A growing number of public sector tourism leaders now find themselves firmly located in the sustainable and regenerative space as their lived professional reality. Through programmes, funding criteria, policy commitments, or organisational mandates, they are already associated with agendas that carry ambition and visibility, regardless of whether they initiated them or had the opportunity to shape how they would land.
The difficulty is that this shift has not been uniform. Senior leaders, government officials, or external partners who still hold influence over budgets, approvals and careers may not yet share the same level of understanding or confidence.
That leaves some leaders exposed, expected to represent and advance work that sits ahead of the prevailing comfort level of the system around them.
3. Navigating without a Roadmap
In October 2025, I wrote about Strategic Stewardship and the Stewardship Spectrum as a way of naming how our collective approach to tourism is evolving. Strategic Stewardship: A New North Star for Destination Leaders
What has become even clearer to me since then is that, for many leaders, navigation is no longer a phase on the way to something else. It is the work of the moment.
They are making decisions without a roadmap. They are aligning across silos. They are working with ever-increasing complexity. They are adjusting course as conditions change.

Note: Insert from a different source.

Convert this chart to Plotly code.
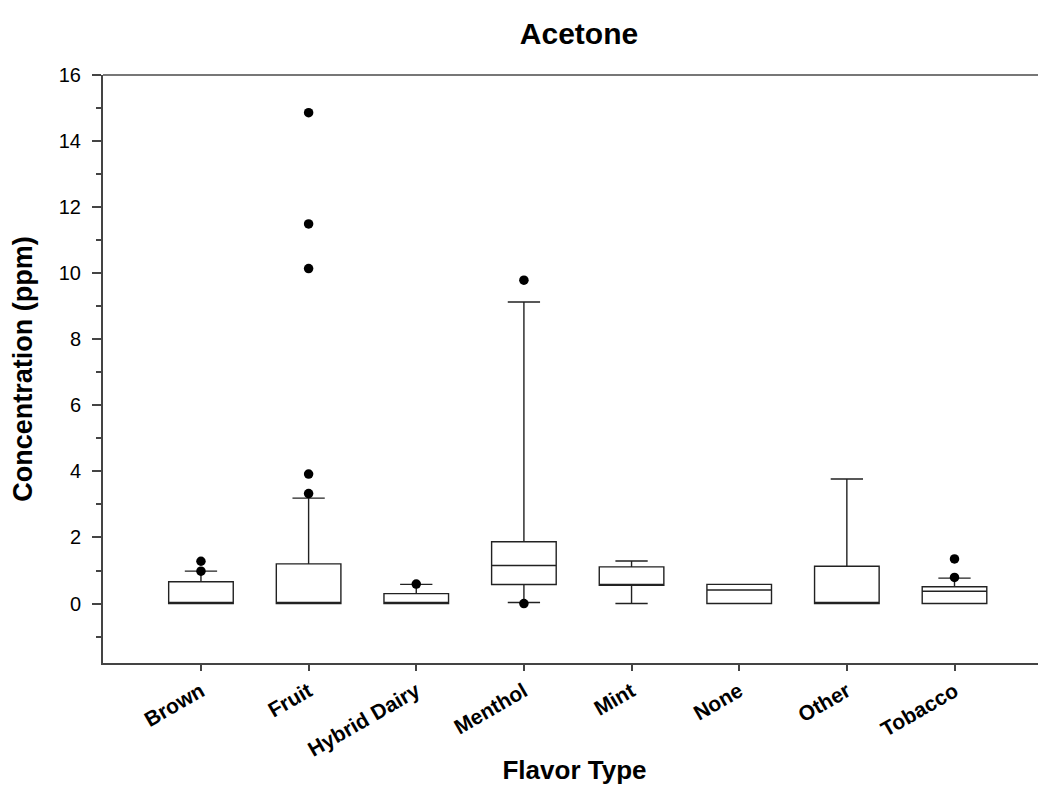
import plotly.graph_objects as go

categories = ["Brown", "Fruit", "Hybrid Dairy", "Menthol", "Mint", "None", "Other", "Tobacco"]
q1_vals = [0.0, 0.0, 0.0, 0.575, 0.55, 0.0, 0.0, 0.0]
median_vals = [0.0, 0.0, 0.0, 1.15, 0.57, 0.41, 0.0, 0.37]
q3_vals = [0.66, 1.2, 0.30, 1.87, 1.11, 0.58, 1.13, 0.51]
lower_fence = [0.0, 0.0, 0.0, 0.03, 0.0, 0.0, 0.0, 0.0]
upper_fence = [0.98, 3.19, 0.58, 9.13, 1.29, 0.58, 3.77, 0.77]

outlier_cats = ["Brown", "Brown", "Fruit", "Fruit", "Fruit", "Fruit", "Fruit",
                "Hybrid Dairy", "Menthol", "Menthol", "Tobacco", "Tobacco"]
outlier_vals = [0.98, 1.28, 3.33, 3.92, 10.14, 11.49, 14.86,
                0.59, 9.79, 0.0, 0.79, 1.35]

y_tick_vals = [0, 2, 4, 6, 8, 10, 12, 14, 16]

FONT = "Liberation Sans, Arial, sans-serif"

fig = go.Figure()
fig.add_trace(go.Box(
    x=categories, q1=q1_vals, median=median_vals, q3=q3_vals,
    lowerfence=lower_fence, upperfence=upper_fence,
    width=0.6, whiskerwidth=0.5,
    fillcolor="white", line=dict(color="#222222", width=1.4),
    boxpoints=False, showlegend=False, hoverinfo="y",
))
fig.add_trace(go.Scatter(
    x=outlier_cats, y=outlier_vals, mode="markers",
    marker=dict(color="black", size=9.5, symbol="circle"),
    showlegend=False,
))

fig.add_shape(type="line", xref="paper", yref="paper", x0=0, x1=1, y0=1, y1=1,
              line=dict(color="#777777", width=2))

fig.update_layout(
    width=1038, height=777,
    margin=dict(l=95, r=0, t=67, b=122),
    paper_bgcolor="white", plot_bgcolor="white",
    font=dict(family=FONT, color="black"),
    title=dict(text="<b>Acetone</b>", x=571 / 1038, xref="container", xanchor="center",
               y=1 - 25 / 777, yanchor="middle",
               font=dict(size=30, color="black", family=FONT)),
    xaxis=dict(
        type="category", categoryorder="array", categoryarray=categories,
        range=[-0.91, 7.85],
        showline=True, linecolor="#444444", linewidth=2,
        ticks="outside", ticklen=6, tickcolor="#444444", tickwidth=1.5,
        tickangle=-30, tickfont=dict(size=21, color="black", family=FONT, weight="bold"),
        showgrid=False, zeroline=False, automargin=False,
        title=dict(text="<b>Flavor Type</b>", font=dict(size=26, color="black", family=FONT), standoff=8),
    ),
    yaxis=dict(
        range=[-1.8, 16],
        tickvals=y_tick_vals,
        showline=True, linecolor="#444444", linewidth=2,
        ticks="outside", ticklen=9, tickcolor="#444444", tickwidth=1.5,
        minor=dict(ticks="outside", ticklen=5, tickcolor="#444444", tickwidth=1.5, dtick=1, tick0=1),
        tickfont=dict(size=20, color="black", family=FONT),
        ticklabelstandoff=7,
        showgrid=False, zeroline=False, automargin=False,
        title=dict(text="<b>Concentration (ppm)</b>", font=dict(size=27, color="black", family=FONT), standoff=24),
    ),
)

fig.write_html("out.html")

That kind of leadership requires judgment, coherence, and a new confidence, which doesn’t always show up cleanly in traditional performance indicators.

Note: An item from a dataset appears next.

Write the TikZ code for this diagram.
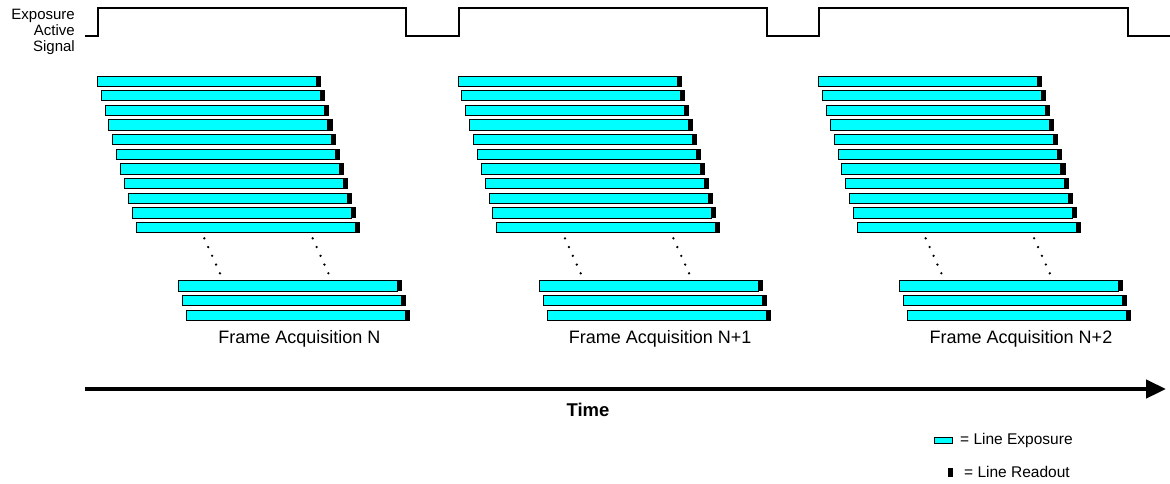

Yet, without it, nothing meaningful shifts.
4. Carrying risk quietly and personally
Many leaders are carrying a disproportionate amount of risk on behalf of the system. They are holding contradictions, absorbing uncertainty, and managing exposure quietly, so programmes, partnerships, and people can keep moving.

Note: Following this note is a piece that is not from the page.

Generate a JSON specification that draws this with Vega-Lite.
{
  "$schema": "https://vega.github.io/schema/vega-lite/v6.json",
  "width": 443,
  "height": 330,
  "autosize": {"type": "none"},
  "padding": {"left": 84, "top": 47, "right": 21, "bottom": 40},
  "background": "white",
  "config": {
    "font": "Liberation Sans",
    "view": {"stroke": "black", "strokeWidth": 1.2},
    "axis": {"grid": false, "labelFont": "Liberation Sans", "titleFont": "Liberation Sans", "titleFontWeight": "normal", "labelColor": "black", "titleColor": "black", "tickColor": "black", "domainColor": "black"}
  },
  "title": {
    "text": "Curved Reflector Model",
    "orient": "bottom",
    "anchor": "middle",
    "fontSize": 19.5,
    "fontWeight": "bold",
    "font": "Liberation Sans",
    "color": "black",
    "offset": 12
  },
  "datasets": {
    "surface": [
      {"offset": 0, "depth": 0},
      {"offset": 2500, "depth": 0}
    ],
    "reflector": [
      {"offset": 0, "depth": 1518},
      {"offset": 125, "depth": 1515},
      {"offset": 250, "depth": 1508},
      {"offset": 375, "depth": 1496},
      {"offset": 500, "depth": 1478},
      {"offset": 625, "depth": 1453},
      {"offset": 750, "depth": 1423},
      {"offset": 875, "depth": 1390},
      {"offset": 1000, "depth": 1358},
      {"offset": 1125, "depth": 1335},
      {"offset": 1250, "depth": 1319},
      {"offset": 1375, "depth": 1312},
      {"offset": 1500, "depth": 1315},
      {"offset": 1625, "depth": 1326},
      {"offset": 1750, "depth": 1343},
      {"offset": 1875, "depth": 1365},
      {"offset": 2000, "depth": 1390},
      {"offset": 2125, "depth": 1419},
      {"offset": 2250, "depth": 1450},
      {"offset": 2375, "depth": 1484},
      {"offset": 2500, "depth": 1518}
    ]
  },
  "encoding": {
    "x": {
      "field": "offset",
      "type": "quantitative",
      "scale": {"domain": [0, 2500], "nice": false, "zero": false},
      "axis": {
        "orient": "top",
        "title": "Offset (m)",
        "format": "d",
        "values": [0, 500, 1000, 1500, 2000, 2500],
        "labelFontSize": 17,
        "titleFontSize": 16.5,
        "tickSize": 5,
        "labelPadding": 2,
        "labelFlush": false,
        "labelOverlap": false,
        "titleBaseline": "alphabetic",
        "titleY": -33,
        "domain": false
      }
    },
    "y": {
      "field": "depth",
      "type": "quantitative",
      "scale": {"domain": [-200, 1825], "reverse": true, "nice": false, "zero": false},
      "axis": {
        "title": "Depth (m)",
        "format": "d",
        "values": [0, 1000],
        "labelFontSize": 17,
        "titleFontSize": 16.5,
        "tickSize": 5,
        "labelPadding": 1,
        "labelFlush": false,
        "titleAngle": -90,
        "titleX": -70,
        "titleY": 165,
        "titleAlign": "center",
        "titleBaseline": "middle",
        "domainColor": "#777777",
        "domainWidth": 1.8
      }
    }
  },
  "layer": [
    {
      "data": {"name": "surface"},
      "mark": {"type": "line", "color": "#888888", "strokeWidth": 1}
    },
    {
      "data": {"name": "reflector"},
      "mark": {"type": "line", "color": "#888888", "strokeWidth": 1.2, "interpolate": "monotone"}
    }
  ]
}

Much of this risk is not formally recognised or shared. It shows up in conversations that have to be handled carefully, decisions that are taken without full cover, and judgements made about when to push, pause, or soften a message.
Over time, this creates a sense of always needing to justify, translate, or defend. It is tiring, and it can be quietly corrosive, particularly when the load remains largely invisible.
5. Lacking language that fits the moment
One of the most practical challenges I see is a linguistic one. Leaders are not short of frameworks or strategies. However, these tools are not written in a language that fits the moment they are actually in. They are written in language of certainty and clear direction. What’s needed is language that allows us to:
- Acknowledge uncertainty without undermining confidence
- Explain navigation, and take it on, without sounding fluffy
- Signal direction without pretending the course is clear or the work is finished
When leaders don’t have that language, they default back to what feels safest - 5 year targets, compliance, mitigation, what can be measured in numbers, what can be defended upwards and outwards.
When they have that, conversations can change and spaces can open up for alignment and re-orientation. Leaders and teams relax and stakeholders can lean into the collaborative moment.
What this means for leadership now
If you recognise yourself in any of these challenges, you’re not alone.
Many thoughtful, committed public sector tourism leaders are doing this work quietly, carefully, and with more integrity than they often give themselves credit for, and certainly more than others give them credit for.
Strategic Stewardship as a leadership practice has moved from being an abstract aspiration waiting somewhere in the future. For many, it is already being practised, albeit in imperfect conditions.
Naming that reality doesn’t solve any of these challenges. However, it does legitimise them. That in itself is a support and allows a meaningful conversation around addressing them.
As we move into a new year, perhaps the most useful thing we can do is to be honest about where we are, and to give ourselves language that allows us to lead from there.